“What we do every season is the alternative creative masculinity and this time the dresses were the first things we started with and built it from there,” said Per Götesson backstage. “This collection was about exploring drapery for a more grown-up man. This masculinity I’m trying to grasp is more inclusive and rooted in a queer place.”
The NEWGEN designer’s silhouettes flowed, not by use of material but through the clever cutting construction. Shoulders were pronounced and sleeves verged on puffball. Götesson’s signature denim pieces became sculptural yet still retaining their quintessentially Scandinavian functionalism, wrapping and trailing from the body with effortless ease as the models padded barefoot down the catwalk. SS20 came with an underlying, incredibly refined nomadism, coupled with an intrinsic excitement and eager urge to keep moving forward and exploring, which was gently reinforced by the soundtrack featuring Rusted Root’s coming of age ‘Send Me On My Way’ and a finale set to The Pet Shop Boys’ ‘Suburbia’.

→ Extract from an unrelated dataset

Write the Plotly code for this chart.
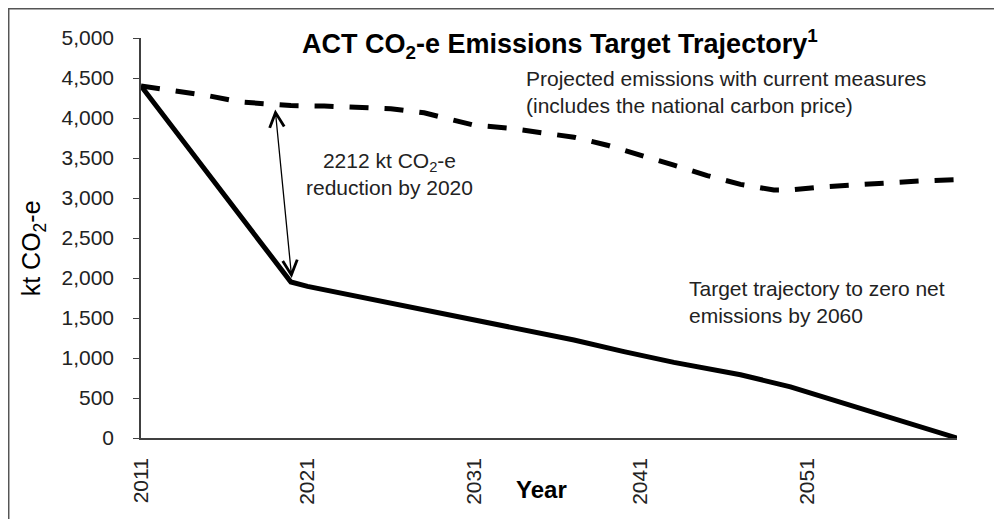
import plotly.graph_objects as go

# target trajectory (solid line)
target_years = [2011, 2020, 2021, 2024, 2028, 2031, 2034, 2037, 2040, 2043, 2047, 2050, 2060]
target_kt = [4400, 1950, 1895, 1770, 1605, 1465, 1350, 1225, 1080, 945, 790, 640, 0]

# projected emissions with current measures (dashed line)
proj_years = [2011, 2013, 2015, 2017, 2019, 2020, 2022, 2024, 2026, 2028, 2030, 2031, 2033,
              2035, 2037, 2039, 2041, 2043, 2045, 2047, 2049, 2050, 2052, 2054, 2056, 2058, 2060]
proj_kt = [4400, 4345, 4280, 4200, 4160, 4155, 4150, 4135, 4115, 4065, 3960, 3910, 3875,
           3825, 3760, 3660, 3540, 3410, 3280, 3170, 3100, 3100, 3140, 3170, 3195, 3215, 3230]

x_ticks = [2011, 2021, 2031, 2041, 2051]
y_ticks = [0, 500, 1000, 1500, 2000, 2500, 3000, 3500, 4000, 4500, 5000]

FONT = "Liberation Sans, Arial, sans-serif"

fig = go.Figure()

fig.add_trace(go.Scatter(
    x=proj_years, y=proj_kt, mode="lines",
    line=dict(color="black", width=5, dash="19px,16px"),
    showlegend=False, hoverinfo="x+y"
))
fig.add_trace(go.Scatter(
    x=target_years, y=target_kt, mode="lines",
    line=dict(color="black", width=5),
    showlegend=False, hoverinfo="x+y"
))

# double-headed arrow showing the 2020 gap
fig.add_annotation(
    x=2020.05, y=2000, ax=2019.05, ay=4125,
    xref="x", yref="y", axref="x", ayref="y",
    text="", showarrow=True, arrowside="end+start",
    arrowhead=5, startarrowhead=5, arrowsize=2.2, startarrowsize=2.2,
    arrowwidth=1.3, arrowcolor="black"
)

txt = dict(family=FONT, size=21, color="#222222")

fig.add_annotation(
    text="<b>ACT CO<sub>2</sub>-e Emissions Target Trajectory<sup>1</sup></b>",
    xref="paper", yref="paper", x=0.5135, y=0.985, xanchor="center", yanchor="middle",
    showarrow=False, font=dict(family=FONT, size=27, color="black")
)
fig.add_annotation(
    text="Projected emissions with current measures<br>(includes the national carbon price)",
    xref="paper", yref="paper", x=0.4694, y=0.865, xanchor="left", yanchor="middle",
    align="left", showarrow=False, font=txt
)
fig.add_annotation(
    text="2212 kt CO<sub>2</sub>-e<br>reduction by 2020",
    xref="paper", yref="paper", x=0.305, y=0.659, xanchor="center", yanchor="middle",
    align="center", showarrow=False, font=txt
)
fig.add_annotation(
    text="Target trajectory to zero net<br>emissions by 2060",
    xref="paper", yref="paper", x=0.669, y=0.341, xanchor="left", yanchor="middle",
    align="left", showarrow=False, font=txt
)
fig.add_annotation(
    text="kt CO<sub>2</sub>-e", textangle=-90,
    xref="paper", yref="paper", x=-0.132, y=0.475, xanchor="center", yanchor="middle",
    showarrow=False, font=dict(family=FONT, size=25, color="black")
)
fig.add_annotation(
    text="<b>Year</b>",
    xref="paper", yref="paper", x=0.491, y=-0.13, xanchor="center", yanchor="middle",
    showarrow=False, font=dict(family=FONT, size=24, color="black")
)

# outer frame (only its left and top edges fall inside the picture)
fig.add_shape(
    type="rect", xref="paper", yref="paper",
    x0=-0.1621, y0=-0.25, x1=1.08, y1=1.0731,
    line=dict(color="#555555", width=1.5), layer="below"
)

fig.update_xaxes(
    range=[2011, 2060], tickvals=x_ticks, tickangle=-90,
    ticks="", showline=True, linecolor="#404040", linewidth=1.5,
    showgrid=False, zeroline=False, ticklabelstandoff=10,
    tickfont=dict(family=FONT, size=21, color="#222222")
)
fig.update_yaxes(
    range=[0, 5000], tickvals=y_ticks, tickformat=",",
    ticks="outside", ticklen=6, tickcolor="#404040",
    showline=True, linecolor="#404040", linewidth=1.5,
    showgrid=False, zeroline=False, ticklabelstandoff=15,
    tickfont=dict(family=FONT, size=21, color="#222222")
)

# the page adds an 8px body margin, so the figure is 8px smaller each way
fig.update_layout(
    width=994, height=511,
    margin=dict(l=133, r=45, t=30, b=81),
    plot_bgcolor="white", paper_bgcolor="white",
    showlegend=False
)

fig.write_html("out.html")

Although looking forward threads of nostalgia were woven throughout the collection, these came in the form of old portraits of Götesson and his partner and ongoing jewellery collaborator Husam El Odeh that were rendered beaded and affixed to coats and light cotton tees. The jewellery this season took the form of shiny silver pieces made up of an array of quotidian objects, which hung around the models’ ankles, wrists and necks as well as decorating caps and brooches. “We had a birds nest at our house, so we were thinking about collecting, building and making things as an abstract idea that influenced the jewellery,” Götesson explains. The glints of silver throughout the collection would have caught the eye of any magpie and attendees alike.